Alternative MPI library

Setting the environment variable FI_OFI_RXM_SAR_LIMIT can improve the performance of MPI collectives when handling large amounts of data, which in turn can improve collective file I/O. An alternative is to use the non-default UCX implementation of the MPI library as an alternative to the default OFI version.

To switch library version see the Application Development Environment section of the User Guide.

Note

This will affect all your MPI calls, not just those related to I/O, so you should check the overall performance of your program before and after the switch. It is possible that other functions may run slower even if the I/O performance improves.

I/O Profiling

If you are concerned about your I/O performance, you should quantify your transfer rates in terms of GB/s of data read or written to disk. Small files can achieve very high I/O rates due to data caching in Lustre. However, for large files you should be able to achieve a maximum of around 1 GB/s for an unstriped file, or up to 10 GB/s for a fully striped file (across all 12 OSTs).

Warning

You share /work with all other users so I/O rates can be very variable, especially if the machine is heavily loaded.

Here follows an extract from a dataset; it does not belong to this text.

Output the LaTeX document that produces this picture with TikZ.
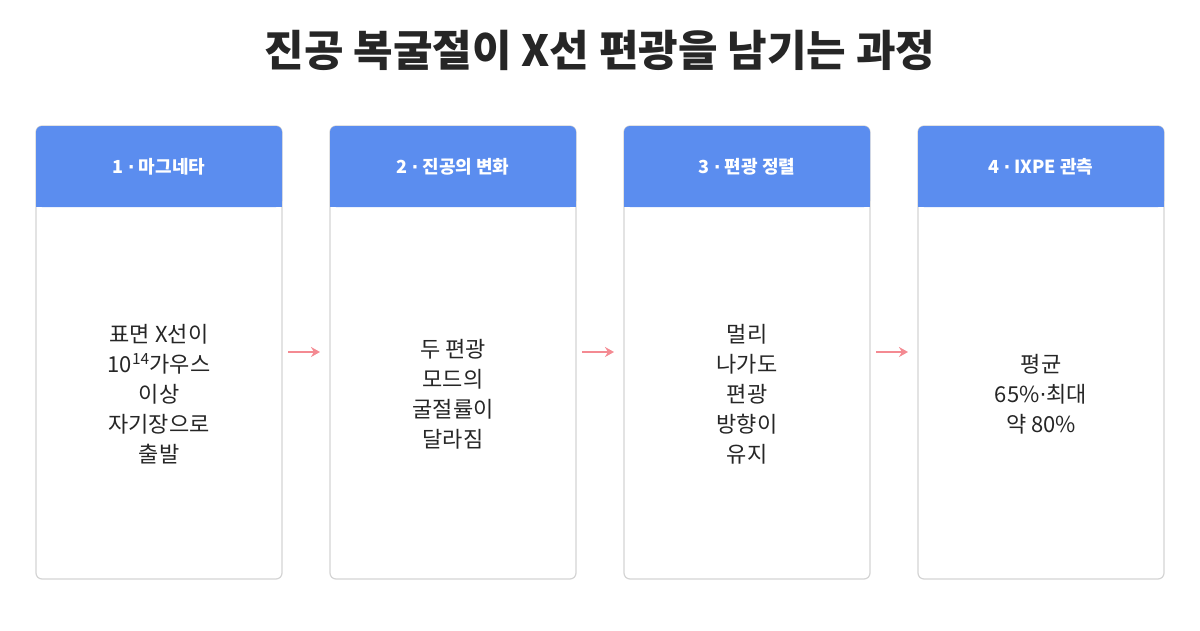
\documentclass[tikz,border=0pt]{standalone}
\usepackage{fontspec}
\setmainfont{Noto Sans CJK KR}
\newfontfamily\dotfont{DejaVu Sans}
\usetikzlibrary{arrows.meta}
\definecolor{hdr}{HTML}{5B8DEF}
\definecolor{brd}{HTML}{D4D4D4}
\definecolor{arr}{HTML}{F48A92}
\newcommand{\mdot}{{\dotfont ·}}
\begin{document}
\begin{tikzpicture}[x=1pt,y=-1pt,
  box/.style={draw=brd,line width=1.2pt,rounded corners=6pt,fill=white},
  hd/.style={text=white,font=\fontsize{18}{22}\selectfont\bfseries},
  bd/.style={align=center,font=\fontsize{22}{30}\selectfont,text=black!85},
  ar/.style={draw=arr,line width=2.5pt,-{Stealth[length=9pt,width=10pt]}}]
\useasboundingbox (0,0) rectangle (1200,630);
\node[font=\fontsize{43}{48}\selectfont\bfseries,text=black!85] (t) at (600,50) {진공 복굴절이 X선 편광을 남기는 과정};
\foreach \i/\x/\h/\b in {1/36/{1 \mdot{} 마그네타}/{표면 X선이\\10\textsuperscript{14}가우스\\이상\\자기장으로\\출발},
  2/330/{2 \mdot{} 진공의 변화}/{두 편광\\모드의\\굴절률이\\달라짐},
  3/624/{3 \mdot{} 편광 정렬}/{멀리\\나가도\\편광\\방향이\\유지},
  4/918/{4 \mdot{} IXPE 관측}/{평균\\65\%\mdot{}최대\\약 80\%}}{
  \draw[box] (\x,126) rectangle ++(246,453);
  \fill[hdr,rounded corners=6pt] (\x,126) rectangle ++(246,81);
  \fill[hdr] (\x,180) rectangle ++(246,27);
  \node[hd] (h\i) at (\x+123,167) {\h};
  \node[bd] (b\i) at (\x+123,394) {\b};
  \coordinate (L\i) at (\x-10,352);
  \coordinate (R\i) at (\x+252,352);
}
\draw[ar] (R1) -- (L2);
\draw[ar] (R2) -- (L3);
\draw[ar] (R3) -- (L4);
\end{tikzpicture}
\end{document}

If your I/O rates are poor then you can get useful summary information about how the parallel libraries are performing by setting this variable in your Slurm script

export MPICH_MPIIO_STATS=1

Amongst other things, this will give you information on how many independent and collective I/O operations were issued. If you see a large number of independent operations compared to collectives, this indicates that you have inefficient I/O patterns and you should check that you are calling your parallel I/O library correctly.

Although this information comes from the MPI library, it is still useful for users of higher-level libraries such as HDF5 as they all call MPI-IO at the lowest level.